Expert weighs in on which lubes fit certain needs
In even the best of relationships, there’s bound to be some friction, but most of that friction doesn’t need to get between the sheets. After all, that’s what personal lubricants are for.
Although most people don’t see lube as an essential part of sex, Gill Lamon, co-owner of Come As You Are sex store, begs to differ.
“Folks have all sorts of body parts and orifices that do not self lubricate. Even the parts that do, lube is just one of those things that can enhance pleasure in lovemaking.”
Just like sexual positions, no two lubes are the same. Lamon says there are a couple things to be thoughtful of when shopping for one. The first is deciding what you are using it for. “Thicker lubes tend to stay put better. So when you are playing with anal sex or with toys where you really want the lube to stay put, a thicker lube tends to be better. A thinner lube is better for more general play,” Lamon says.
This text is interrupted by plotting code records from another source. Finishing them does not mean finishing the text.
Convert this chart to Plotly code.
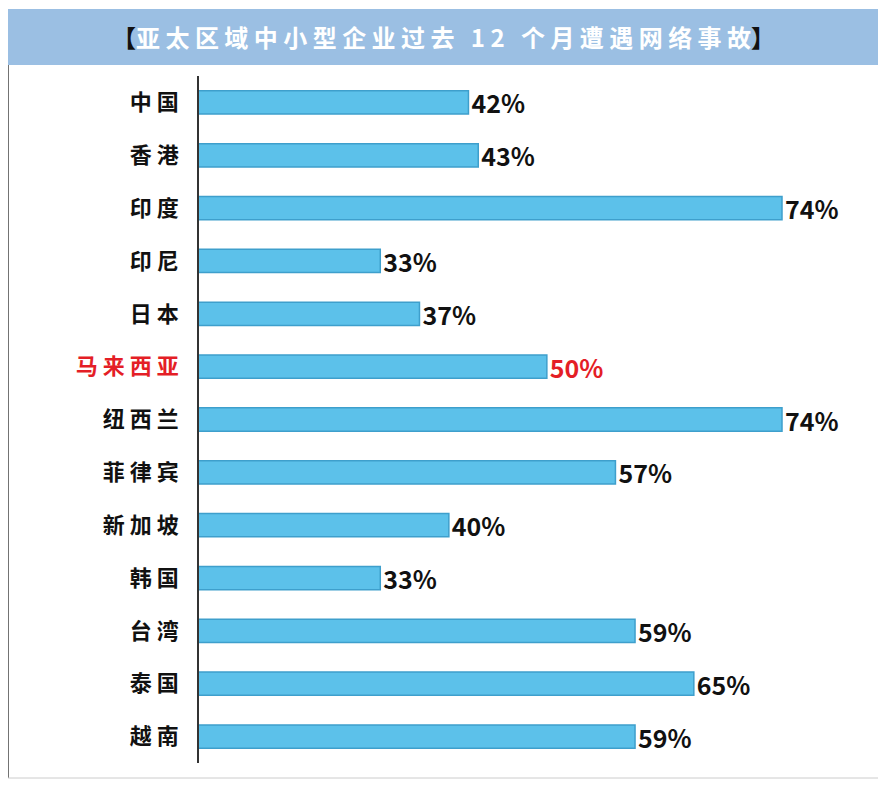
import plotly.graph_objects as go

categories = ["中国","香港","印度","印尼","日本","马来西亚","纽西兰","菲律宾","新加坡","韩国","台湾","泰国","越南"]
values = [42,43,74,33,37,50,74,57,40,33,59,65,59]
highlight = "马来西亚"

W, H = 886, 785
OFF = 8
def px_x(v): return (v - OFF) / W
def px_y(v): return 1 - (v - OFF) / H

colors_txt = ["#e41e26" if c == highlight else "#111111" for c in categories]
ticktext = [f"<span style='color:{col}'>{'&nbsp;'.join(list(c))}</span>" for c, col in zip(categories, colors_txt)]

fig = go.Figure(go.Bar(
    y=categories, x=values, orientation="h", width=0.44,
    marker=dict(color="#5cc1ea", line=dict(color="#3e9fcc", width=1.5)),
    text=[f"{v}%" for v in values], textposition="outside", constraintext="none",
    textfont=dict(family="Noto Sans CJK SC", size=25, color=colors_txt, weight="bold"),
    cliponaxis=False,
))

fig.update_layout(
    width=W, height=H, margin=dict(l=0, r=0, t=0, b=0),
    paper_bgcolor="white", plot_bgcolor="white", showlegend=False,
    xaxis=dict(domain=[px_x(199), px_x(880)], range=[14.5, 84], visible=False),
    yaxis=dict(domain=[px_y(763), px_y(76)], autorange=False, range=[12.5, -0.5],
               categoryorder="array", categoryarray=categories,
               tickmode="array", tickvals=categories, ticktext=ticktext,
               tickfont=dict(family="Noto Sans CJK SC", size=22, color="#111111", weight="bold"),
               ticks="", ticklabelstandoff=14,
               showline=True, linecolor="#333333", linewidth=1.5, showgrid=False),
    font=dict(family="Noto Sans CJK SC"),
    uniformtext=dict(mode=False),
)

fig.add_shape(type="rect", xref="paper", yref="paper", x0=px_x(7), x1=px_x(880), y0=px_y(65), y1=px_y(9),
              fillcolor="#9bbfe3", line=dict(width=0), layer="below")
fig.add_shape(type="line", xref="paper", yref="paper", x0=px_x(8), x1=px_x(8), y0=px_y(778), y1=px_y(65),
              line=dict(color="#444444", width=1.5))
fig.add_shape(type="line", xref="paper", yref="paper", x0=px_x(8), x1=px_x(880), y0=px_y(778), y1=px_y(778),
              line=dict(color="#cccccc", width=1))

title = "亚太区域中小型企业过去 12 个月遭遇网络事故"
fig.add_annotation(xref="paper", yref="paper", x=px_x(443), y=px_y(37), xanchor="center", yanchor="middle",
                   showarrow=False,
                   text="<span style='color:#111'>【</span>" + "<span style='color:white'>" + "&nbsp;".join(list(title)) + "</span>" + "<span style='color:#111'>】</span>",
                   font=dict(family="Noto Sans CJK SC", size=24, weight="bold"))

fig.write_html("out.html")
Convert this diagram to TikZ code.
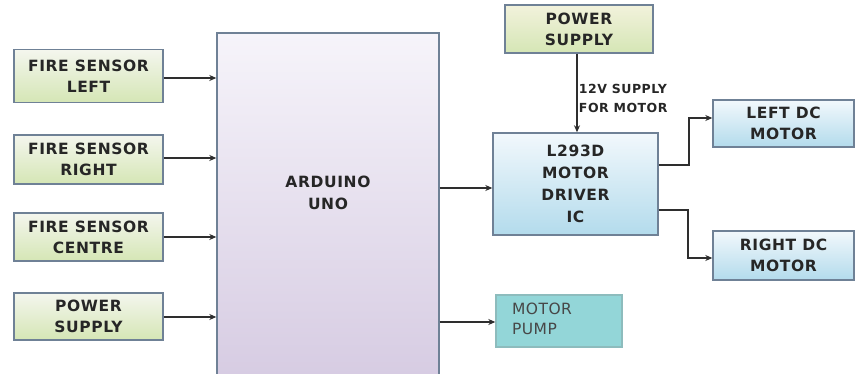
\documentclass[tikz,border=0pt]{standalone}
\usepackage{fontspec}
\setmainfont{DejaVu Sans}[LetterSpace=4]
\usetikzlibrary{arrows.meta}
\definecolor{bordc}{HTML}{6F8196}
\definecolor{linec}{HTML}{2E2E2E}
\definecolor{greenb}{HTML}{D5E6B5}
\definecolor{greent}{HTML}{F4F6EE}
\definecolor{yelt}{HTML}{F2F2DC}
\definecolor{bluet}{HTML}{F2F8FC}
\definecolor{blueb}{HTML}{B3DBEC}
\definecolor{lavt}{HTML}{F6F4FA}
\definecolor{lavb}{HTML}{D6CBE2}
\definecolor{pumpc}{HTML}{93D6D8}
\definecolor{txtc}{HTML}{262626}
\tikzset{
  box/.style={draw=bordc, line width=1.4pt, inner sep=0pt, align=center,
    font=\fontsize{15.5}{21}\selectfont\bfseries, text=txtc},
  greenbox/.style={box, top color=greent, bottom color=greenb},
  bluebox/.style={box, top color=bluet, bottom color=blueb},
  conn/.style={draw=linec, line width=1.3pt, -{Stealth[length=7pt,width=6pt]}},
}
\begin{document}
\begin{tikzpicture}[x=1pt,y=-1pt]
\useasboundingbox (0,0) rectangle (855,374);
\fill[white] (0,0) rectangle (855,374);
\clip (0,0) rectangle (855,374);
% left inputs
\node[greenbox, minimum width=149pt, minimum height=53pt] (fl) at (88.5,76) {FIRE SENSOR\\LEFT};
\node[greenbox, minimum width=149pt, minimum height=49pt] (fr) at (88.5,159.5) {FIRE SENSOR\\RIGHT};
\node[greenbox, minimum width=149pt, minimum height=48pt] (fc) at (88.5,237) {FIRE SENSOR\\CENTRE};
\node[greenbox, minimum width=149pt, minimum height=47pt] (ps1) at (88.5,316.5) {POWER\\SUPPLY};
% arduino
\node[box, top color=lavt, bottom color=lavb, minimum width=222pt, minimum height=350pt] (ard) at (328,208) {\raisebox{46pt}{\begin{tabular}{@{}c@{}}ARDUINO\\[1pt]UNO\end{tabular}}};
% top power supply
\node[greenbox, top color=yelt, minimum width=148pt, minimum height=48pt] (ps2) at (579,29) {POWER\\SUPPLY};
% driver
\node[bluebox, minimum width=165pt, minimum height=102pt, font=\fontsize{15.5}{22}\selectfont\bfseries] (drv) at (575.5,184) {L293D\\MOTOR\\DRIVER\\IC};
% motors
\node[bluebox, minimum width=141pt, minimum height=47pt] (lm) at (783.5,123.5) {LEFT DC\\MOTOR};
\node[bluebox, minimum width=141pt, minimum height=49pt] (rm) at (783.5,255.5) {RIGHT DC\\MOTOR};
\node[box, fill=pumpc, draw=pumpc!70!gray, minimum width=126pt, minimum height=52pt,
  font=\fontsize{15.5}{20}\selectfont\addfontfeature{LetterSpace=3}, text=txtc!85, align=left] (pump) at (559,321) {\hspace*{-34pt}\raisebox{-9pt}{\begin{tabular}{@{}l@{}}MOTOR\\[0pt]PUMP\end{tabular}}};
% connectors
\draw[conn] (fl.east |- 0,78) -- (ard.west |- 0,78);
\draw[conn] (fr.east |- 0,158) -- (ard.west |- 0,158);
\draw[conn] (fc.east |- 0,237) -- (ard.west |- 0,237);
\draw[conn] (ps1.east |- 0,317) -- (ard.west |- 0,317);
\draw[conn] (ard.east |- 0,188) -- (drv.west |- 0,188);
\draw[conn] (ard.east |- 0,322) -- (pump.west |- 0,322);
\draw[conn] (ps2.south -| 577,0) -- (drv.north -| 577,0)
  node[pos=0.57, right=-2pt, align=left, font=\fontsize{12.5}{19}\selectfont\bfseries, text=txtc] (lbl) {12V SUPPLY\\FOR MOTOR};
\draw[conn] (drv.east |- 0,165) -- (689,165) -- (689,118) -- (lm.west |- 0,118);
\draw[conn] (drv.east |- 0,210) -- (688,210) -- (688,258) -- (rm.west |- 0,258);
\end{tikzpicture}
\end{document}
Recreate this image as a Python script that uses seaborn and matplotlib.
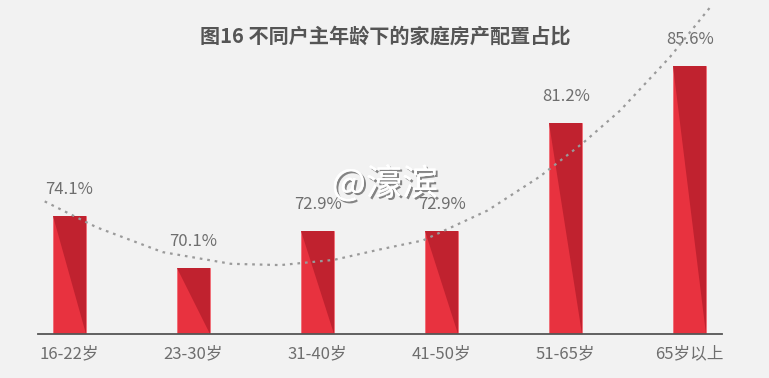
import numpy as np
import pandas as pd
import matplotlib
matplotlib.use('Agg')
import matplotlib.pyplot as plt
import matplotlib.patheffects as pe
from matplotlib.patches import Polygon
import seaborn as sns

# data
ages = ['16-22岁', '23-30岁', '31-40岁', '41-50岁', '51-65岁', '65岁以上']
shares = [74.1, 70.1, 72.9, 72.9, 81.2, 85.6]

# dotted trend curve (x in category units)
trend_x = [-0.2, 0.22, 0.75, 1.3, 1.7, 2.13, 2.5, 2.85, 3.37, 3.79, 4.14, 4.44, 4.84, 5.17]
trend_y = [75.2, 73.2, 71.3, 70.4, 70.3, 70.7, 71.5, 72.2, 74.5, 77.1, 79.7, 82.2, 86.3, 90.2]

title = '图16 不同户主年龄下的家庭房产配置占比'

bright = '#e8323f'
dark = '#c0222f'
bg = '#f2f2f2'

sns.set_style('white')
plt.rcParams['font.family'] = ['Noto Sans CJK SC', 'DejaVu Sans']

df = pd.DataFrame({'age': ages, 'share': shares})

fig = plt.figure(figsize=(7.69, 3.78), dpi=100, facecolor=bg)
ax = fig.add_axes([38 / 769, 44 / 378, 684 / 769, 334 / 378])
ax.set_facecolor(bg)

sns.barplot(data=df, x='age', y='share', color=bright, width=0.266,
            saturation=1, edgecolor='#f06a74', linewidth=0.6, ax=ax)

ymin = 65
ax.set_xlim(-0.254, 5.26)
ax.set_ylim(ymin, ymin + 334 / 13)

# darker diagonal half on each bar
for p in list(ax.patches):
    x0, w = p.get_x(), p.get_width()
    top = p.get_y() + p.get_height()
    tri = Polygon([(x0, top), (x0 + w, top), (x0 + w, ymin)],
                  closed=True, facecolor=dark, edgecolor='none', zorder=p.get_zorder() + 0.1)
    ax.add_patch(tri)

sns.lineplot(x=trend_x, y=trend_y, ax=ax, color='#9a9a9a', linestyle=(0, (1.2, 2.2)),
             linewidth=1.6, zorder=5, clip_on=False, sort=True)

for i, v in enumerate(shares):
    ax.annotate(f'{v}%', (i, v), xytext=(0, 13), textcoords='offset points',
                ha='center', va='bottom', fontsize=12, color='#6e6e6e', fontweight='light')

ax.set_xlabel('')
ax.set_ylabel('')
ax.set_yticks([])
ax.tick_params(axis='x', length=0, labelsize=12, labelcolor='#6e6e6e', pad=8)
for lab in ax.get_xticklabels():
    lab.set_fontweight('light')
for s in ['top', 'right', 'left']:
    ax.spines[s].set_visible(False)
ax.spines['bottom'].set_color('#555555')
ax.spines['bottom'].set_linewidth(1.3)

fig.text(385 / 769, 1 - 36 / 378, title, ha='center', va='center',
         fontsize=14.5, fontweight='bold', color='#555555')

# watermark
fig.text(385 / 769, 1 - 184 / 378, '@濠滨', ha='center', va='center', fontsize=26,
         color='white', zorder=10,
         path_effects=[pe.withSimplePatchShadow(offset=(1.5, -1.5), shadow_rgbFace='#555555', alpha=0.7),
                       pe.Normal()])

fig.savefig('out.png', dpi=100, facecolor=bg)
The second factor to be mindful of is allergies: Go for all-natural or fewer ingredients, Lamon says.
Allergies or not, one ingredient many women tend to avoid is glycerine. “... a lot of women find that because it does convert into sugar it will actually feed a yeast infection given the right environment.”
For the lube virgin, Lamon recommends starting out with something long-lasting and simple like Astroglide, which has been on the market for quite a while and “has a nice consistency.”
People who prefer a slightly thicker consistency would do well to try Slippery Stuff, while the truly patriotic might opt for B.C.’s Hathor, which “has a really neutral taste,” Lamon says.
Another lube whetting the sexual appetites of couples is Pre-Seed, which doesn’t negatively affect sperm motility like some others.
Personal lubricants may also be the answer for women with female sexual arousal disorder (the ability to attain or maintain self-lubrication). For them, there is a new over-the-counter product called Vibrel (by GlycoBioSciences), which is more of a sexual enhancer than solely a lubricant. “The compound (in Vibrel) penetrates all three layers of skin … (and) draws blood and fluid to the vaginal area,” says John Guerra, a lead scientist for Vibrel, adding the extra blood flow helps to stimulate the vaginal area.
So if your bedside drawer doesn’t already have a tube of lube, I say happy shopping.